Screen shot 2013-01-12 at 2.42.02 PMThe U.S.’s superpower status and relative geographic isolation from Europe, Asia, and Africa, however, do not mean it operates in a vacuum when it comes to foreign policy – the rules of engagement remain the same.

The leaders of the G8 countries, the top eight economies in the world today, do not rest on their laurels as a pretext to remain insular. Instead, they carry out their business in a variety of languages embracing the diverse tongues of their native country, as well as the surrounding international community. And the multilingual impulse is widespread through their government leadership. For example, even though British Prime Minister David Cameron is like President Obama in being nothing more than an Anglophone, Deputy Prime Minister Nick Clegg speaks five languages fluently.

Consequences

In an age of rapid translation, why does any of this matter?

As any linguist will tell you, understanding the literal meaning of a word through translation is one thing, but appreciating another culture and frame of mind is quite another and has broad ramifications on policy decisions. One need look no further than to the cordial relations between former Prime Ministers Tony Blair and Nicolas Sarkozy, mediated through the French language, to see the benefits of cultural concordance and mutual understanding.

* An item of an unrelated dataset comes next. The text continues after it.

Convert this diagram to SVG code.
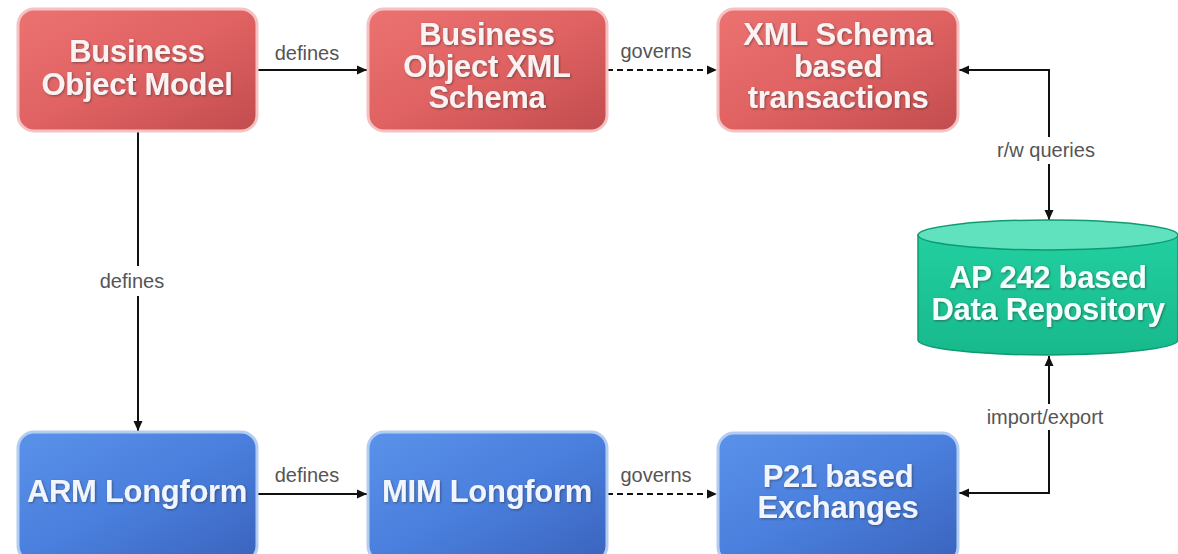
<svg xmlns="http://www.w3.org/2000/svg" width="1178" height="554" viewBox="0 0 1178 554">
<defs>
<linearGradient id="gRed" x1="0" y1="0" x2="1" y2="1">
<stop offset="0" stop-color="#ec7272"/>
<stop offset="0.5" stop-color="#e06262"/>
<stop offset="1" stop-color="#c24c4e"/>
</linearGradient>
<linearGradient id="gBlue" x1="0" y1="0" x2="1" y2="1">
<stop offset="0" stop-color="#5a92ea"/>
<stop offset="0.5" stop-color="#4a7fdd"/>
<stop offset="1" stop-color="#3a63bd"/>
</linearGradient>
<linearGradient id="gGreen" x1="0" y1="0" x2="0" y2="1">
<stop offset="0" stop-color="#22cfa0"/>
<stop offset="1" stop-color="#17b98b"/>
</linearGradient>
<filter id="ts" x="-10%" y="-20%" width="120%" height="140%">
<feDropShadow dx="1" dy="1" stdDeviation="0.8" flood-color="#303030" flood-opacity="0.55"/>
</filter>
<marker id="ah" viewBox="0 0 10 10" refX="10" refY="5" markerWidth="10" markerHeight="10" markerUnits="userSpaceOnUse" orient="auto">
<path d="M0,0.5 L10,5 L0,9.5 Z" fill="#111"/>
</marker>
<style>
.red{fill:url(#gRed);stroke:#f5c2c2;stroke-width:3}
.blue{fill:url(#gBlue);stroke:#b3cdf2;stroke-width:3}
.t{font-family:"Liberation Sans",Arial,sans-serif;font-weight:bold;font-size:31px;fill:#fbf3f3;text-anchor:middle;letter-spacing:-0.3px;filter:url(#ts)}
.tb{fill:#f0f5ff}
.lbl{font-family:"Liberation Sans",Arial,sans-serif;font-size:20px;fill:#555;text-anchor:middle}
.ln{stroke:#111;stroke-width:2;fill:none}
.dash{stroke-dasharray:6,4}
</style>
</defs>
<rect width="1178" height="554" fill="#ffffff"/>

<g id="connectors">
<line class="ln" x1="257" y1="70" x2="367" y2="70" marker-end="url(#ah)"/>
<line class="ln dash" x1="607" y1="70" x2="717" y2="70" marker-end="url(#ah)"/>
<line class="ln" x1="138" y1="132" x2="138" y2="266"/>
<line class="ln" x1="138" y1="296" x2="138" y2="431" marker-end="url(#ah)"/>
<line class="ln" x1="257" y1="494" x2="367" y2="494" marker-end="url(#ah)"/>
<line class="ln dash" x1="607" y1="494" x2="717" y2="494" marker-end="url(#ah)"/>
<polyline class="ln" points="1049,137 1049,70 959,70" marker-end="url(#ah)"/>
<line class="ln" x1="1049" y1="164" x2="1049" y2="220" marker-end="url(#ah)"/>
<polyline class="ln" points="1049,430 1049,493 959,493" marker-end="url(#ah)"/>
<line class="ln" x1="1049" y1="404" x2="1049" y2="356" marker-end="url(#ah)"/>
<text class="lbl" x="307" y="60">defines</text>
<text class="lbl" x="656" y="58">governs</text>
<text class="lbl" x="132" y="288">defines</text>
<text class="lbl" x="307" y="482">defines</text>
<text class="lbl" x="656" y="482">governs</text>
<text class="lbl" x="1046" y="157">r/w queries</text>
<text class="lbl" x="1045" y="424">import/export</text>
</g>

<g id="business-object-model">
<rect class="red" x="18" y="9" width="239" height="122" rx="16"/>
<text class="t" x="137" y="62">Business</text>
<text class="t" x="137" y="95">Object Model</text>
</g>

<g id="business-object-xml-schema">
<rect class="red" x="368" y="9" width="239" height="122" rx="16"/>
<text class="t" x="487" y="45">Business</text>
<text class="t" x="487" y="77">Object XML</text>
<text class="t" x="487" y="108">Schema</text>
</g>

<g id="xml-schema-transactions">
<rect class="red" x="718" y="9" width="240" height="122" rx="16"/>
<text class="t" x="838" y="45">XML Schema</text>
<text class="t" x="838" y="77">based</text>
<text class="t" x="838" y="108">transactions</text>
</g>

<g id="ap242-repository">
<path d="M918,235 L918,340 A130,15 0 0 0 1178,340 L1178,235 Z" fill="url(#gGreen)" stroke="#0f9a72" stroke-width="1.5"/>
<ellipse cx="1048" cy="235" rx="130" ry="15" fill="#5fe2bd" stroke="#0f9a72" stroke-width="1.5"/>
<text class="t" x="1048" y="288" style="fill:#f2fffa">AP 242 based</text>
<text class="t" x="1048" y="320" style="fill:#f2fffa">Data Repository</text>
</g>

<g id="arm-longform">
<rect class="blue" x="18" y="432" width="239" height="130" rx="16"/>
<text class="t tb" x="137" y="502">ARM Longform</text>
</g>

<g id="mim-longform">
<rect class="blue" x="368" y="432" width="239" height="130" rx="16"/>
<text class="t tb" x="487" y="502">MIM Longform</text>
</g>

<g id="p21-exchanges">
<rect class="blue" x="718" y="433" width="240" height="130" rx="16"/>
<text class="t tb" x="838" y="487">P21 based</text>
<text class="t tb" x="838" y="518">Exchanges</text>
</g>
</svg>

More than international positioning, however, a U.S. president with multilingual faculties would provide symbolic leadership domestically, as well. Aside from the obvious boon it would be to claiming authority on issues like immigration, the American education system stands to benefit from top-down leadership. According to the Center for Implied Linguistics, the percentage of U.S. middle schools offering foreign language instruction fell from 75 percent to 58 percent between 1997 and 2008 – and that was before the Great Recession. The President has the power to set priorities from the top and demonstrate the opportunities made possible by a multilingual background.

The United States may be exceptional in every respect, but that does not mean it has to remain ignorant of the world around it either.